Protesty po śmierci George'a Floyda zbierają swoje żniwo. Rzecznik prasowa Gwardii Narodowej, Brooke Davis poinformowała, że grupa funkcjonariuszy, którzy uczestniczyli w tłumieniu zamieszek w amerykańskiej stolicy została zakażona koronawirusem. Nie jest znana liczba zarażonych mundurowych, ale wiadomo, że w trakcie protestów na terenie Dystryktu Kolumbii służyło ich 1,300. Gwardia nie podała szczegółowych informacji ze względu na „bezpieczeństwo operacyjne”. Z dużą dozą prawdopodobieństwa można stwierdzić, że zarazili się podczas zamieszek i przymusowych interwencji.
"Bezpieczeństwo publiczne i ochrona własna naszych funkcjonariuszy jest dla nas najwyższym priorytetem" – powiedziała Davis. Chorzy funkcjonariusze będą teraz poddani kwarantannie, a do pracy w jednostkach będą mogli wrócić po całkowitym wyzdrowieniu. Do końca tygodnia gwardziści mają opuścić Waszyngton – od kilku dni apelowała o to burmistrz Muriel Bowser. Zachorowali nie tylko ci służący w stolicy, kolejne przypadki zakażeń o żołnierzy stwierdzono u tych służących w mieście Lincoln w stanie Nebraska. Eksperci nie wykluczają, że mundurowi, którzy chorobę przechodzą bezobjawowo, mogą zarażać inne osoby, a potencjalnie zainfekowani w trakcie manifestacji mogli zostać także funkcjonariusze FBI, czy Security Service.
Do protestów dochodziło w kilkudziesięciu miastach w Stanach Zjednoczonych. Medycy twierdzili, że należy spodziewać się wzrostu liczby zachorowań zarówno u funkcjonariuszy służb mundurowych, jak również uczestników protestów. Ludzie kumulowali się w grupach w bliskiej odległości, nie zachowując dystansu społecznego, dodatkowo nie wszyscy mieli założone maseczki ochronne. Również z tego powodu – obawy związanej ze wzrostem liczby chorych - do ostatniej chwili burmistrz Chicago zwlekała z ogłoszeniem daty wejścia życie III etapu znoszenia obostrzeń. Finalnie doszło do tego w ubiegłym tygodniu.

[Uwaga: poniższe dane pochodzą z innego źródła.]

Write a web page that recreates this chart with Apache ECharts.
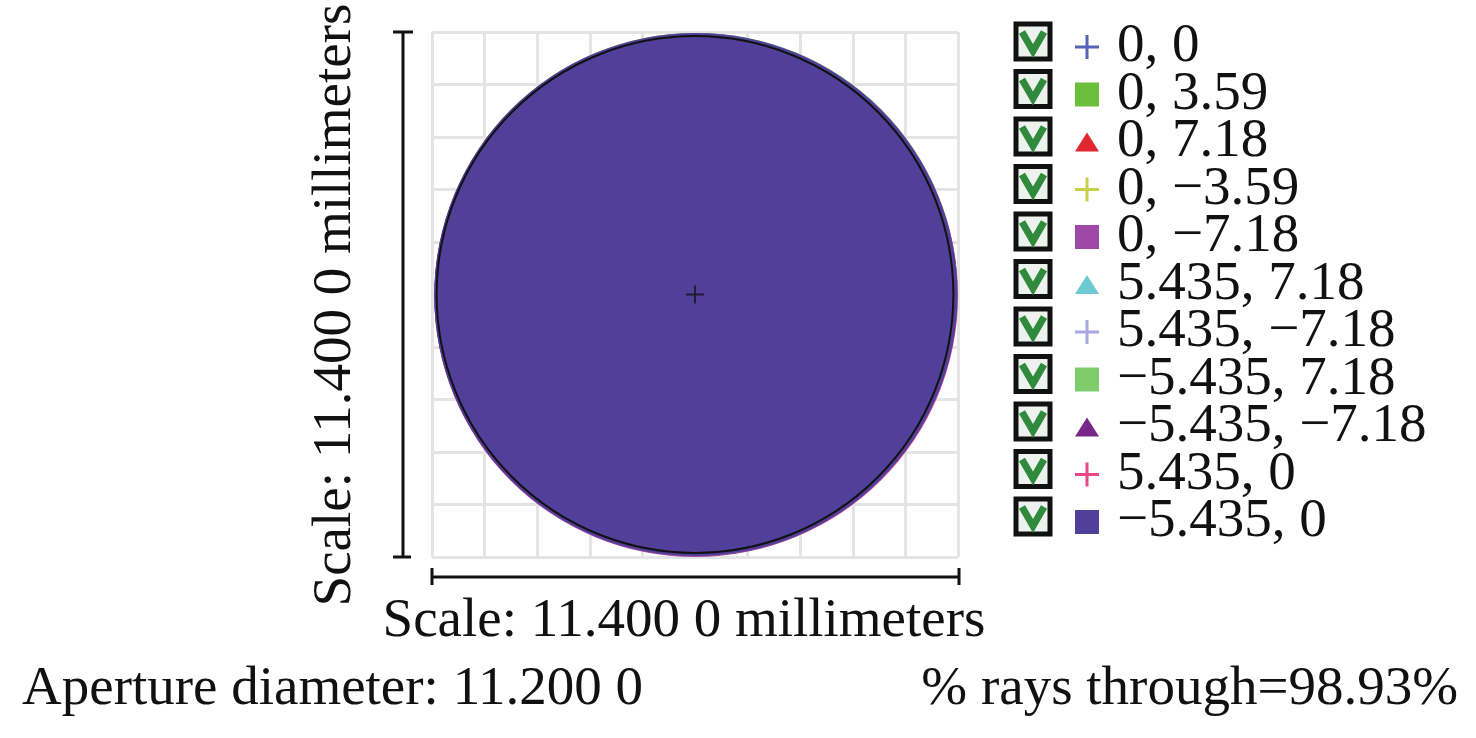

Zarzewiem protestów było zabójstwo czarnoskórego George'a Floyda w Minneapolis podczas akcji policyjnej. Osoby w różnym wieku, o różnych kolorach skóry i poglądach religijnych manifestowały przeciwko całemu systemowi i brutalności policji. Ogólnokrajowe protesty odbywały się w większości miast w Stanach Zjednoczonych, eksperci szacują, że w Waszyngtonie wzięło w nich udział ok. 200 tys. osób. W stolicy i innych miastach nad bezpieczeństwem czuwała Gwardia Narodowa, o której przydzielenie apelował do gubernatorów prezydent Donald Trump.
Gwardia Narodowa Stanów Zjednoczonych jest częścią amerykańskich sił zbrojnych, w profesjonalnym nazewnictwie określa się ją jako formację typu policyjnego. Formalnie podlega właściwym miejscowo władzom stanowym i wspiera amerykańską armię w określonych działaniach.